14. The piezoelectric motor according to claim 10, further comprising a motor control system, the motor control system configured to only apply the first and second exciter voltage to the first and second piezoelement when the motor is operated in a forward rotation mode and only apply the third and fourth exciter voltage to the third and fourth piezoelement when the motor is operated in a reverse rotation mode.

15. A piezoelectric motor, comprising: a housing extending along an axis;a first shaft and a second shaft separate from the first shaft, each aligned with the axis and rotatably coupled to the housing;a first rotor disposed about the first shaft, and a second rotor separate from the first rotor disposed about the first and second shafts, each of the first rotor and the second rotor configured for rotation about at least one of the first and second shaft;an annular shaped first piezoelement, centered on the axis and fixed to the housing;an annular shaped second piezoelement and third piezoelement, each centered on the axis and fixed to the first shaft;an annular shaped fourth piezoelement centered on the axis and fixed to the second shaft;wherein the first and second piezoelement are disposed within the first rotor, configured to motivate rotation of the second shaft in a first rotation direction when stimulated with a first exciter voltage, and the third and fourth piezoelement are disposed within the second rotor, configured to motivate rotation of the second shaft in a second direction when concurrently stimulated with a second exciter voltage.

16. The piezoelectric motor according to claim 15, wherein the first piezoelement is coupled to a first plurality of pushers configured to rotate the first rotor at a first forward rate of rotation when the first piezoelement is stimulated with the first exciter voltage, and the second piezoelement is coupled to a second plurality of pushers configured to engage the first rotor and rotate the first shaft in a second forward rate of rotation different than the first forward rate of rotation when the second piezoelement is stimulated with a second exciter voltage.

17. The piezoelectric motor according to claim 16, wherein first and second exciter voltages are the same.

18. The piezoelectric motor according to claim 16, wherein the second forward rate of rotation is greater than the first forward rate of rotation.

19. The piezoelectric motor according to claim 16, wherein the second forward rate of rotation is approximately twice the first forward rate of rotation.

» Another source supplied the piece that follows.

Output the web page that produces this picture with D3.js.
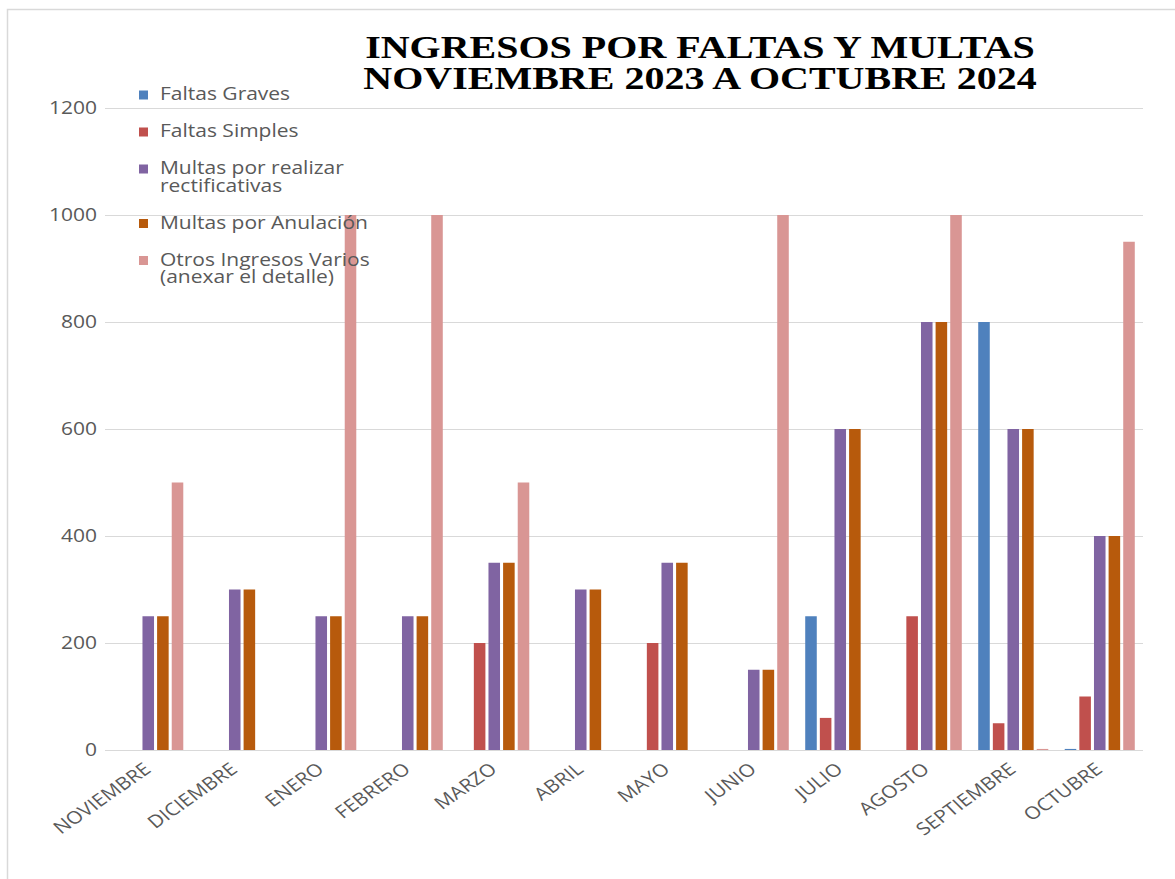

20. The piezoelectric motor according to claim 16, wherein the first and second plurality of pushers disposed on each of the first and second piezoelement are configured to frictionally engage the first rotor in a clutch-like engagement when the first and second piezoelement are not excited, whereby the third piezoelement is prevented from rotating.

21. The piezoelectric motor according to claim 16, further comprising a plurality of pushers disposed on each of the third and fourth piezoelement, the pushers configured to frictionally engage the second rotor in a clutch-like engagement when the third and fourth piezoelement are not excited, whereby the first and second shaft are rotationally locked with the second rotor.

22. The piezoelectric motor according to claim 16, wherein the third piezoelement is coupled to a plurality of pushers configured to rotate the second rotor in a reverse direction opposite the forward direction when the third piezoelement is stimulated with a third exciter voltage.

23. The piezoelectric motor according to claim 22, wherein the third piezoelement is configured to rotate the second rotor at a first reverse rate of rotation, and the fourth piezoelement is coupled to a plurality of pushers configured to engage the second rotor and rotate the second shaft in the reverse direction at a second reverse rate of rotation different from the first rate of rotation when the fourth piezoelement is stimulated with a fourth exciter voltage.